» Written problem
Look over the lines below. Report each one that includes the string "this".

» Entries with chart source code
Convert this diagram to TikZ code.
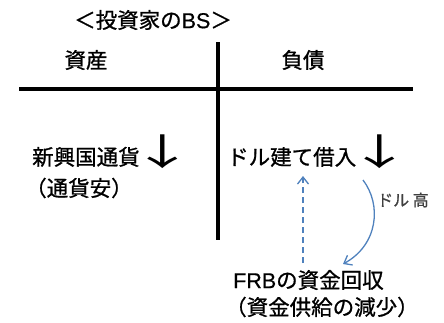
\documentclass[tikz,border=0pt]{standalone}
\usepackage{fontspec}
\usepackage{graphicx}
\setmainfont{Noto Sans CJK JP}[FakeBold=0.9]
\newfontfamily\latinfont{Liberation Sans}[FakeBold=0.5]
\newfontfamily\arrowfont{Noto Sans CJK JP}
\usetikzlibrary{arrows.meta}
\definecolor{arrowblue}{RGB}{79,129,189}
\definecolor{labelgray}{RGB}{64,64,64}
\newcommand{\bigdown}{\hspace{-9pt}\scalebox{3.0}[1.7]{\arrowfont\fontsize{21.5}{22}\selectfont ↓}}
\newcommand{\lat}[1]{{\latinfont #1}}
\tikzset{
  txt/.style={inner sep=0pt, font=\fontsize{21.5}{24}\selectfont},
  small/.style={inner sep=0pt, text=labelgray, font=\fontsize{16}{18}\selectfont},
  rule/.style={line width=4pt},
  bluearrow/.style={arrowblue, line width=1.3pt, -{Straight Barb[length=7pt,width=11pt]}}
}
\begin{document}
\begin{tikzpicture}[x=1pt,y=-1pt]
\useasboundingbox (0,0) rectangle (444,322);
\node[txt, anchor=west] (title) at (74,20) {＜投資家の\lat{BS}＞};
\node[txt] (assets) at (86,60) {資産};
\node[txt] (liab) at (303,60) {負債};
\coordinate (vtop) at (218,42);
\coordinate (vbot) at (218,240);
\coordinate (hl) at (19,89);
\coordinate (hr) at (413,89);
\draw[rule] (vtop) -- (vbot);
\draw[rule] (hl) -- (hr);
\node[txt, anchor=base west] (em) at (32,165) {新興国通貨\bigdown};
\node[txt, anchor=west] (emsub) at (25,188) {（通貨安）};
\node[txt, anchor=base west] (usd) at (227,165) {ドル建て借入\bigdown};
\node[small, anchor=west] (dh) at (377,200) {ドル 高};
\node[txt, anchor=west] (frb) at (233,280) {\lat{FRB}の資金回収};
\node[txt, anchor=west] (frbsub) at (225,307) {（資金供給の減少）};
\coordinate (ds) at (303,263);
\coordinate (de) at (303,176);
\draw[bluearrow, dash pattern=on 6pt off 4pt] (ds) -- (de);
\coordinate (cs) at (363,180);
\coordinate (ce) at (343,264);
\draw[bluearrow] (cs) .. controls (382,205) and (378,245) .. (ce);
\end{tikzpicture}
\end{document}
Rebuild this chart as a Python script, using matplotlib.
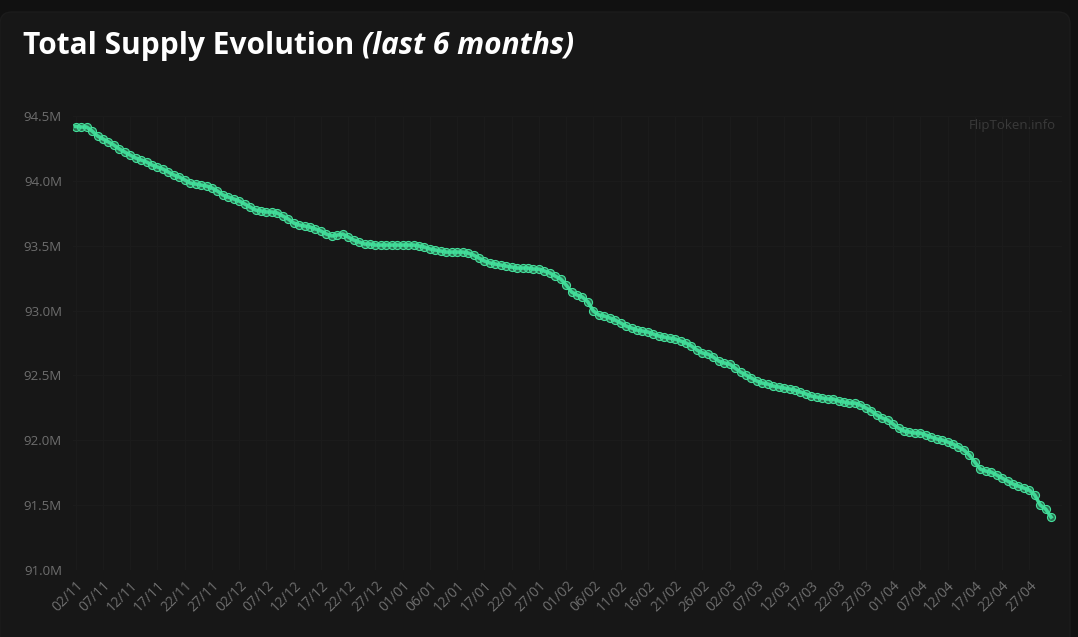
import matplotlib as mpl
mpl.use("Agg")
import matplotlib.pyplot as plt
from matplotlib.patches import FancyBboxPatch
from matplotlib.transforms import IdentityTransform
import numpy as np

# daily total supply, in millions (02/11 -> 01/05)
supply = [
    94.419, 94.415, 94.415, 94.384, 94.346, 94.323, 94.300, 94.276, 94.246, 94.222,
    94.199, 94.176, 94.161, 94.145, 94.122, 94.107, 94.091, 94.068, 94.045, 94.030,
    94.007, 93.983, 93.976, 93.968, 93.960, 93.945, 93.922, 93.891, 93.875, 93.860,
    93.845, 93.822, 93.798, 93.775, 93.768, 93.760, 93.760, 93.752, 93.729, 93.706,
    93.675, 93.660, 93.652, 93.644, 93.629, 93.613, 93.590, 93.575, 93.582, 93.590,
    93.567, 93.544, 93.529, 93.513, 93.513, 93.505, 93.505, 93.505, 93.505, 93.505,
    93.505, 93.505, 93.505, 93.498, 93.490, 93.475, 93.467, 93.459, 93.451, 93.451,
    93.451, 93.451, 93.444, 93.428, 93.405, 93.382, 93.367, 93.359, 93.351, 93.343,
    93.336, 93.328, 93.328, 93.328, 93.320, 93.320, 93.305, 93.290, 93.266, 93.243,
    93.197, 93.143, 93.120, 93.104, 93.066, 92.997, 92.966, 92.958, 92.943, 92.927,
    92.904, 92.881, 92.865, 92.850, 92.842, 92.835, 92.819, 92.804, 92.796, 92.788,
    92.781, 92.765, 92.750, 92.727, 92.696, 92.673, 92.665, 92.642, 92.611, 92.596,
    92.588, 92.557, 92.526, 92.503, 92.480, 92.457, 92.441, 92.434, 92.418, 92.411,
    92.403, 92.395, 92.387, 92.372, 92.357, 92.341, 92.333, 92.326, 92.318, 92.318,
    92.303, 92.295, 92.287, 92.287, 92.272, 92.249, 92.226, 92.195, 92.172, 92.156,
    92.125, 92.094, 92.071, 92.064, 92.056, 92.056, 92.040, 92.025, 92.010, 92.002,
    91.987, 91.971, 91.948, 91.925, 91.886, 91.832, 91.778, 91.763, 91.755, 91.732,
    91.709, 91.686, 91.663, 91.647, 91.632, 91.616, 91.578, 91.501, 91.470, 91.408,
]

# one label every 5 data points
tick_labels = [
    "02/11", "07/11", "12/11", "17/11", "22/11", "27/11", "02/12", "07/12", "12/12",
    "17/12", "22/12", "27/12", "01/01", "06/01", "12/01", "17/01", "22/01", "27/01",
    "01/02", "06/02", "11/02", "16/02", "21/02", "26/02", "02/03", "07/03", "12/03",
    "17/03", "22/03", "27/03", "01/04", "07/04", "12/04", "17/04", "22/04", "27/04",
]
y_ticks = [91.0, 91.5, 92.0, 92.5, 93.0, 93.5, 94.0, 94.5]

W, H = 1078, 637
fig = plt.figure(figsize=(W / 100, H / 100), dpi=100)
fig.patch.set_facecolor("#111111")

# card behind everything
card = FancyBboxPatch((0, -30), 1070, H - 12 + 30,
                      boxstyle="round,pad=0,rounding_size=12",
                      transform=IdentityTransform(),
                      facecolor="#171717", edgecolor="#1c1c1c", lw=1, zorder=-10)
fig.patches.append(card)

ax = fig.add_axes([73 / W, 1 - 570 / H, (1062 - 73) / W, (570 - 116) / H])
ax.set_facecolor("none")
ax.set_zorder(2)

x = np.arange(len(supply))
green = "#3fd896"
ax.plot(x, supply, color=green, lw=2.6, marker="o", ms=5.8,
        mfc=(0.25, 0.85, 0.59, 0.45), mec="#45e09c", mew=0.8, zorder=3)

ax.set_xlim(-0.5, 181)
ax.set_ylim(91.0, 94.5)
ax.set_yticks(y_ticks)
ax.set_yticklabels([f"{v:.1f}M" for v in y_ticks])
ax.set_xticks(x[::5][:len(tick_labels)])
ax.set_xticklabels(tick_labels, rotation=45, ha="right", rotation_mode="anchor")

ax.tick_params(length=0, colors="#6e6e6e")
ax.tick_params(axis="y", pad=8, labelsize=9.5)
ax.tick_params(axis="x", pad=6, labelsize=10)
for lab in ax.get_xticklabels() + ax.get_yticklabels():
    lab.set_fontfamily("Open Sans")
ax.grid(True, color="#1b1b1b", lw=0.8)
for s in ax.spines.values():
    s.set_visible(False)

# title: bold part + bold italic part
t1 = fig.text(23 / W, 1 - 46 / H, "Total Supply Evolution ", fontsize=21.5,
              fontweight="bold", color="white", va="center", family="Open Sans",
              zorder=5)
fig.canvas.draw()
bb = t1.get_window_extent()
fig.text(bb.x1 / W, 1 - 46 / H, "(last 6 months)", fontsize=21.5,
         fontweight="bold", style="italic", color="white", va="center",
         family="Open Sans", zorder=5)

fig.text(1056 / W, 1 - 126 / H, "FlipToken.info", fontsize=9.5, color="#3a3a3a",
         ha="right", va="center", family="Open Sans", zorder=5)

fig.savefig("out.png", dpi=100, facecolor=fig.get_facecolor())
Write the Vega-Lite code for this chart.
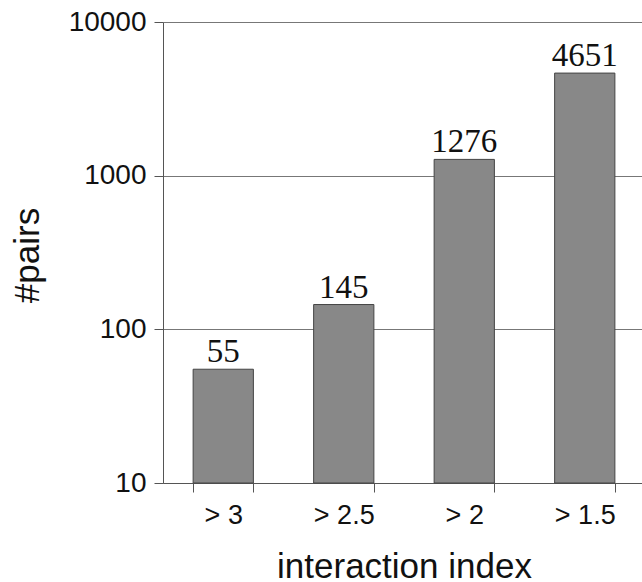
{
  "$schema": "https://vega.github.io/schema/vega-lite/v6.json",
  "autosize": "none",
  "padding": {"left": 163, "top": 22, "right": 0, "bottom": 99},
  "width": 482,
  "height": 461,
  "background": "white",
  "config": {"view": {"stroke": null}, "font": "Liberation Sans"},
  "data": {"values": [
    {"index": "> 3", "pairs": 55},
    {"index": "> 2.5", "pairs": 145},
    {"index": "> 2", "pairs": 1276},
    {"index": "> 1.5", "pairs": 4651}
  ]},
  "encoding": {
    "x": {
      "field": "index", "type": "nominal", "sort": null,
      "scale": {"paddingInner": 0.5, "paddingOuter": 0.25},
      "axis": {
        "title": "interaction index", "titleFont": "Liberation Sans", "titleFontSize": 35, "titleFontWeight": "normal", "titleColor": "#111",
        "titleY": 94, "titleBaseline": "alphabetic",
        "labelAngle": 0, "labelFontSize": 27, "labelColor": "#111", "labelPadding": 10,
        "tickBand": "extent", "tickSize": 9, "tickColor": "#555", "domainColor": "#555", "grid": false
      }
    },
    "y": {
      "field": "pairs", "type": "quantitative",
      "scale": {"type": "log", "domain": [10, 10000], "nice": false},
      "axis": {
        "title": "#pairs", "titleFont": "Liberation Sans", "titleFontSize": 35, "titleFontWeight": "normal", "titleColor": "#111",
        "titleAngle": -90, "titleX": -136, "titleY": 233, "titleAlign": "center", "titleBaseline": "middle",
        "values": [10, 100, 1000, 10000], "format": "d",
        "labelFontSize": 28, "labelColor": "#111", "labelPadding": 8,
        "tickSize": 9, "tickColor": "#555", "domainColor": "#555",
        "grid": true, "gridColor": "#777", "gridOpacity": 1, "gridWidth": 1
      }
    }
  },
  "layer": [
    {"mark": {"type": "bar", "color": "#888888", "stroke": "#444444", "strokeWidth": 1},
     "encoding": {"y2": {"datum": 10}}},
    {"mark": {"type": "text", "font": "Liberation Serif", "fontSize": 33, "baseline": "alphabetic", "dy": -7, "color": "#111"},
     "encoding": {"text": {"field": "pairs", "type": "quantitative", "format": "d"}}}
  ]
}
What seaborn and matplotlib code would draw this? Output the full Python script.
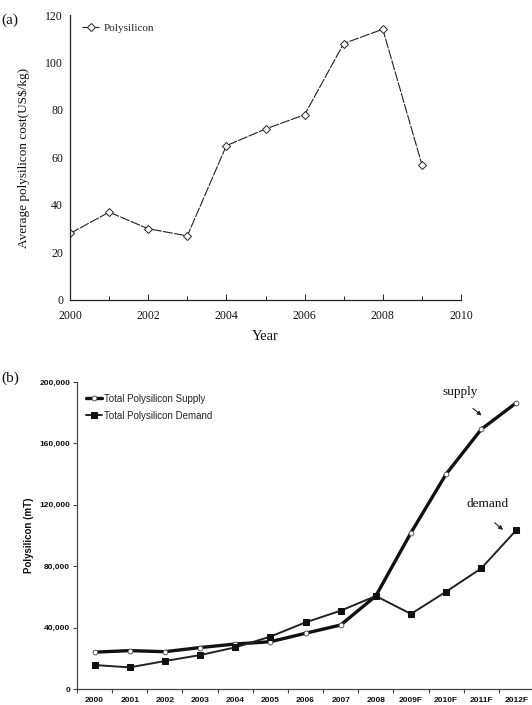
import matplotlib
matplotlib.use("Agg")
import matplotlib.pyplot as plt
import seaborn as sns
import pandas as pd
import numpy as np

# ---- data panel (a)
years_a = [2000, 2001, 2002, 2003, 2004, 2005, 2006, 2007, 2008, 2009]
cost_a = [28, 37, 30, 27, 65, 72, 78, 108, 114, 57]

# ---- data panel (b)
cats_b = ["2000", "2001", "2002", "2003", "2004", "2005", "2006", "2007",
          "2008", "2009F", "2010F", "2011F", "2012F"]
supply_b = [24000, 25000, 24300, 27000, 29300, 30800, 36300, 41700,
            60600, 101800, 140000, 169200, 186500]
demand_b = [15600, 14100, 18200, 22100, 27100, 34100, 43400, 51000,
            60600, 48900, 63400, 78600, 103600]

sns.set_theme(style="white")
W, H = 532, 705
fig = plt.figure(figsize=(W / 100, H / 100), dpi=100)

# ---------------- panel (a)
serif = "Liberation Serif"
axa = fig.add_axes([70 / W, 1 - 300 / H, (461 - 70) / W, (300 - 15) / H])
dfa = pd.DataFrame({"Year": years_a, "cost": cost_a})
sns.lineplot(data=dfa, x="Year", y="cost", ax=axa, color="#222222",
             linewidth=0.8, marker="D", markersize=4, markerfacecolor="white",
             markeredgecolor="#222222", markeredgewidth=0.7,
             dashes=False, label="Polysilicon")
axa.lines[0].set_dashes([9, 1.2])
axa.set_xlim(2000, 2010)
axa.set_ylim(0, 120)
axa.set_xticks(range(2000, 2011, 2))
axa.set_xticks(range(2000, 2011, 1), minor=True)
axa.set_yticks(range(0, 121, 20))
for s in ["top", "right"]:
    axa.spines[s].set_visible(False)
for s in ["left", "bottom"]:
    axa.spines[s].set_color("#222222")
    axa.spines[s].set_linewidth(0.9)
axa.tick_params(axis="x", which="both", direction="in", length=3, width=0.7,
                colors="#222222", pad=7, bottom=True)
axa.tick_params(axis="y", which="both", length=0, pad=5)
axa.tick_params(axis="x", which="major", length=4)
for lab in axa.get_xticklabels() + axa.get_yticklabels():
    lab.set_fontfamily(serif)
    lab.set_fontsize(8.5)
    lab.set_color("#111111")
axa.set_xlabel("Year", fontfamily=serif, fontsize=10.5, color="#111111", labelpad=6)
axa.set_ylabel("Average polysilicon cost(US$/kg)", fontfamily=serif, fontsize=9.5,
               color="#111111", labelpad=11)
leg = axa.legend(loc="upper left", frameon=False, prop={"family": serif, "size": 8},
                 handlelength=1.6, handletextpad=0.4, borderaxespad=0.3,
                 bbox_to_anchor=(0.01, 1.0))
fig.text(1 / W, 1 - 20 / H, "(a)", fontfamily=serif, fontsize=11, color="#111111",
         va="center", ha="left")

# ---------------- panel (b)
sans = "Liberation Sans"
axb = fig.add_axes([77 / W, 1 - 689 / H, 457 / W, (689 - 382) / H])
xpos = list(range(len(cats_b)))
dfb = pd.DataFrame({"x": xpos, "supply": supply_b, "demand": demand_b})
sns.lineplot(data=dfb, x="x", y="supply", ax=axb, color="#111111", linewidth=2.4,
             marker="o", markersize=3.5, markerfacecolor="white",
             markeredgecolor="#444444", markeredgewidth=0.6,
             label="Total Polysilicon Supply")
sns.lineplot(data=dfb, x="x", y="demand", ax=axb, color="#222222", linewidth=1.4,
             marker="s", markersize=5, markerfacecolor="#111111",
             markeredgecolor="#111111", label="Total Polysilicon Demand")
axb.set_xlim(-0.5, len(cats_b) - 0.5)
axb.set_ylim(0, 200000)
axb.set_yticks(range(0, 200001, 40000))
axb.set_yticklabels([f"{v:,}" for v in range(0, 200001, 40000)])
axb.set_xticks(xpos)
axb.set_xticklabels(cats_b)
axb.set_xticks([i - 0.5 for i in range(len(cats_b) + 1)], minor=True)
for s in ["top", "right"]:
    axb.spines[s].set_visible(False)
for s in ["left", "bottom"]:
    axb.spines[s].set_color("#444444")
    axb.spines[s].set_linewidth(0.9)
axb.tick_params(axis="x", which="major", length=0, pad=6)
axb.tick_params(axis="x", which="minor", direction="out", length=3, width=0.8,
                colors="#444444", bottom=True)
axb.tick_params(axis="y", which="major", direction="out", length=3, width=0.8,
                colors="#444444", left=True, pad=2)
for lab in axb.get_xticklabels() + axb.get_yticklabels():
    lab.set_fontfamily(sans)
    lab.set_fontweight("bold")
    lab.set_fontsize(6)
    lab.set_color("#111111")
axb.set_xlabel("")
axb.set_ylabel("Polysilicon (mT)", fontfamily=sans, fontweight="bold", fontsize=7,
               color="#111111", labelpad=4)
axb.legend(loc="upper left", frameon=False, prop={"family": sans, "size": 7},
           handlelength=1.7, handletextpad=0.2, labelspacing=0.7,
           bbox_to_anchor=(0.0, 0.99))
fig.text(1 / W, 1 - 378 / H, "(b)", fontfamily=serif, fontsize=11, color="#111111",
         va="center", ha="left")

# annotations
axb.annotate("", xy=(11.07, 177000), xytext=(10.7, 184000),
             arrowprops=dict(arrowstyle="-|>", color="#222222", lw=0.8,
                             mutation_scale=6))
axb.text(9.89, 193500, "supply", fontfamily=serif, fontsize=9.5, color="#111111",
         va="center", ha="left")
axb.annotate("", xy=(11.68, 102500), xytext=(11.32, 109500),
             arrowprops=dict(arrowstyle="-|>", color="#222222", lw=0.8,
                             mutation_scale=6))
axb.text(10.59, 120500, "demand", fontfamily=serif, fontsize=9.5, color="#111111",
         va="center", ha="left")

fig.savefig("out.png", dpi=100)
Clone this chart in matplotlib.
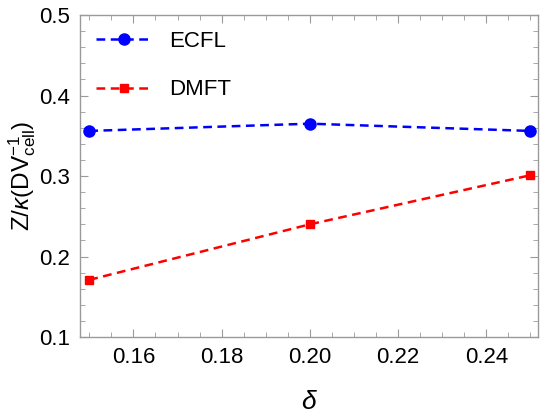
import numpy as np
import matplotlib.pyplot as plt
from matplotlib.ticker import MultipleLocator

# ==========================================================
# Data
# ==========================================================

delta = [0.15, 0.20, 0.25]

ecfl = [0.356, 0.365, 0.356]
dmft = [0.171, 0.240, 0.301]

# ==========================================================
# Figure setup
# ==========================================================

plt.rcParams['font.family'] = ['Liberation Sans', 'DejaVu Sans']
plt.rcParams['mathtext.fontset'] = 'custom'
plt.rcParams['mathtext.rm'] = 'Liberation Sans'
plt.rcParams['mathtext.it'] = 'Liberation Sans:italic'

fig = plt.figure(figsize=(5.42, 4.17), dpi=100)
ax = fig.add_axes([0.1476, 0.1918, 0.8450, 0.7722])

ax.plot(delta, ecfl, '--', color='blue', marker='o', markersize=8,
        linewidth=1.8, dashes=(3.5, 2.2), label='ECFL')
ax.plot(delta, dmft, '--', color='red', marker='s', markersize=5.5,
        linewidth=1.8, dashes=(3.5, 2.2), label='DMFT')

# ==========================================================
# Axes formatting (Mathematica-like frame)
# ==========================================================

ax.set_xlim(0.1479, 0.2517)
ax.set_ylim(0.1, 0.5)

ax.xaxis.set_major_locator(MultipleLocator(0.02))
ax.xaxis.set_minor_locator(MultipleLocator(0.005))
ax.yaxis.set_major_locator(MultipleLocator(0.1))
ax.yaxis.set_minor_locator(MultipleLocator(0.02))
ax.xaxis.set_major_formatter(lambda v, p: f'{v:.2f}')
ax.yaxis.set_major_formatter(lambda v, p: f'{v:.1f}')

frame_gray = '#9a9a9a'
for side in ax.spines.values():
    side.set_color(frame_gray)
    side.set_linewidth(1.0)

ax.tick_params(which='both', direction='in', top=True, right=True,
               color=frame_gray, labelsize=16, labelcolor='black')
ax.tick_params(which='major', length=6, width=0.8, pad=7)
ax.tick_params(which='minor', length=3.5, width=0.6)
ax.tick_params(axis='x', which='both', labeltop=False)
ax.tick_params(axis='y', which='both', labelright=False)

ax.set_xlabel(r'$\delta$', fontsize=19, labelpad=16)
ax.set_ylabel(r'Z/$\kappa$(DV$_{\mathrm{cell}}^{-1}$)', fontsize=17.5,
              labelpad=1)

ax.legend(loc='upper left', frameon=False, fontsize=16,
          handlelength=2.6, handletextpad=0.7, labelspacing=1.25,
          borderaxespad=0.3, bbox_to_anchor=(0.0, 1.0))

fig.savefig('out.png', dpi=100)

» Response to the task
Convert this diagram to TikZ code.
Rebuild this chart as a Python script, using matplotlib.
Write the Vega-Lite code for this chart.
What seaborn and matplotlib code would draw this? Output the full Python script.
Clone this chart in matplotlib.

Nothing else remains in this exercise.